• What to produce:
Repeat, exactly and completely, the material that follows. Omit the pictures.

• Supplied information:
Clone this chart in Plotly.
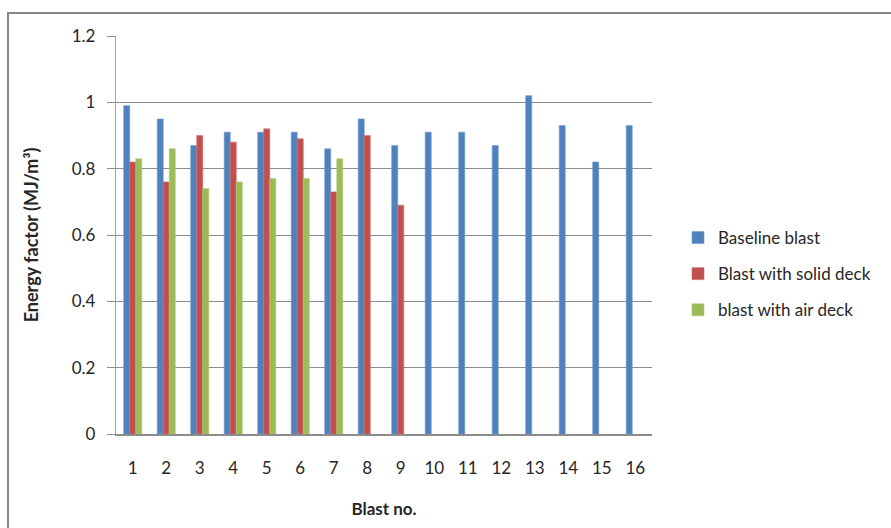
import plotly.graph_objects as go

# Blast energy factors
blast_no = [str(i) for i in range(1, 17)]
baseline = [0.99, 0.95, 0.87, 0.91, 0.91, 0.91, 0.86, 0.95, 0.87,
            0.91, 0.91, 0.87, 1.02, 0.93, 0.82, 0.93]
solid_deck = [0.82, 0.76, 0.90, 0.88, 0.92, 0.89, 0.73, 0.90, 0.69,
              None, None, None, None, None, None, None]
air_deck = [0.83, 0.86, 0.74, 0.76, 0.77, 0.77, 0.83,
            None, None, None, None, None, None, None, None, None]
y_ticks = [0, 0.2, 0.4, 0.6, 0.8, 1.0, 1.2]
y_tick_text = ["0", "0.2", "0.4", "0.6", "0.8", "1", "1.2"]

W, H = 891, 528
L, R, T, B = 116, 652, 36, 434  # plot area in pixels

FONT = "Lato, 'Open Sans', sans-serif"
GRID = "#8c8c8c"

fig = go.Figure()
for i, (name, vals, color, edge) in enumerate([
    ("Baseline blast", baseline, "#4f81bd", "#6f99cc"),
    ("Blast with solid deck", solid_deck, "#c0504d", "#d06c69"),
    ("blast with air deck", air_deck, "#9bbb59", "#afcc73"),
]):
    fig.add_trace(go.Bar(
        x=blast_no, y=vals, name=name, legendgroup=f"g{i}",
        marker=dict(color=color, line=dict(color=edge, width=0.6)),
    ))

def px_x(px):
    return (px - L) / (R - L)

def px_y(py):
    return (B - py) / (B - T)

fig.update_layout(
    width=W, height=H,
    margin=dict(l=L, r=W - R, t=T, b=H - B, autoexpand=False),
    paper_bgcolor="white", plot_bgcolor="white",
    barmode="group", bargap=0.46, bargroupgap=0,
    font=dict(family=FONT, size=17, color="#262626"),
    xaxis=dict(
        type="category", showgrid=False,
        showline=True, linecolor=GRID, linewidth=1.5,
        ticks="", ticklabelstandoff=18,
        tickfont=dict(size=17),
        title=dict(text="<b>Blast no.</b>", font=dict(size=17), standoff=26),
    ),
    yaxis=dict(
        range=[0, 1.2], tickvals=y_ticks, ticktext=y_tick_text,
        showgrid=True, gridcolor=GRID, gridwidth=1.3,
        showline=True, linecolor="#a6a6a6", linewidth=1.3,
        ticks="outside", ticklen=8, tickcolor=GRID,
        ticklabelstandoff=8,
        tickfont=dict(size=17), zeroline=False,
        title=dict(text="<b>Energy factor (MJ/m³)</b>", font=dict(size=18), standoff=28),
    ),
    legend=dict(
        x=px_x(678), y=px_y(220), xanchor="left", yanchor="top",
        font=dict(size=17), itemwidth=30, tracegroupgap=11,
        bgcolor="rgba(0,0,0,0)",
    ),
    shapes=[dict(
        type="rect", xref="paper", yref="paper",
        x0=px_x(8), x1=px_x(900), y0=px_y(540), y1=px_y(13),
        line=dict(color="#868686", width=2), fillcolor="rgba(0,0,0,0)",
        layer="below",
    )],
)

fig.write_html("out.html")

• The output:
Clone this chart in Plotly.
import plotly.graph_objects as go

# Blast energy factors
blast_no = [str(i) for i in range(1, 17)]
baseline = [0.99, 0.95, 0.87, 0.91, 0.91, 0.91, 0.86, 0.95, 0.87,
            0.91, 0.91, 0.87, 1.02, 0.93, 0.82, 0.93]
solid_deck = [0.82, 0.76, 0.90, 0.88, 0.92, 0.89, 0.73, 0.90, 0.69,
              None, None, None, None, None, None, None]
air_deck = [0.83, 0.86, 0.74, 0.76, 0.77, 0.77, 0.83,
            None, None, None, None, None, None, None, None, None]
y_ticks = [0, 0.2, 0.4, 0.6, 0.8, 1.0, 1.2]
y_tick_text = ["0", "0.2", "0.4", "0.6", "0.8", "1", "1.2"]

W, H = 891, 528
L, R, T, B = 116, 652, 36, 434  # plot area in pixels

FONT = "Lato, 'Open Sans', sans-serif"
GRID = "#8c8c8c"

fig = go.Figure()
for i, (name, vals, color, edge) in enumerate([
    ("Baseline blast", baseline, "#4f81bd", "#6f99cc"),
    ("Blast with solid deck", solid_deck, "#c0504d", "#d06c69"),
    ("blast with air deck", air_deck, "#9bbb59", "#afcc73"),
]):
    fig.add_trace(go.Bar(
        x=blast_no, y=vals, name=name, legendgroup=f"g{i}",
        marker=dict(color=color, line=dict(color=edge, width=0.6)),
    ))

def px_x(px):
    return (px - L) / (R - L)

def px_y(py):
    return (B - py) / (B - T)

fig.update_layout(
    width=W, height=H,
    margin=dict(l=L, r=W - R, t=T, b=H - B, autoexpand=False),
    paper_bgcolor="white", plot_bgcolor="white",
    barmode="group", bargap=0.46, bargroupgap=0,
    font=dict(family=FONT, size=17, color="#262626"),
    xaxis=dict(
        type="category", showgrid=False,
        showline=True, linecolor=GRID, linewidth=1.5,
        ticks="", ticklabelstandoff=18,
        tickfont=dict(size=17),
        title=dict(text="<b>Blast no.</b>", font=dict(size=17), standoff=26),
    ),
    yaxis=dict(
        range=[0, 1.2], tickvals=y_ticks, ticktext=y_tick_text,
        showgrid=True, gridcolor=GRID, gridwidth=1.3,
        showline=True, linecolor="#a6a6a6", linewidth=1.3,
        ticks="outside", ticklen=8, tickcolor=GRID,
        ticklabelstandoff=8,
        tickfont=dict(size=17), zeroline=False,
        title=dict(text="<b>Energy factor (MJ/m³)</b>", font=dict(size=18), standoff=28),
    ),
    legend=dict(
        x=px_x(678), y=px_y(220), xanchor="left", yanchor="top",
        font=dict(size=17), itemwidth=30, tracegroupgap=11,
        bgcolor="rgba(0,0,0,0)",
    ),
    shapes=[dict(
        type="rect", xref="paper", yref="paper",
        x0=px_x(8), x1=px_x(900), y0=px_y(540), y1=px_y(13),
        line=dict(color="#868686", width=2), fillcolor="rgba(0,0,0,0)",
        layer="below",
    )],
)

fig.write_html("out.html")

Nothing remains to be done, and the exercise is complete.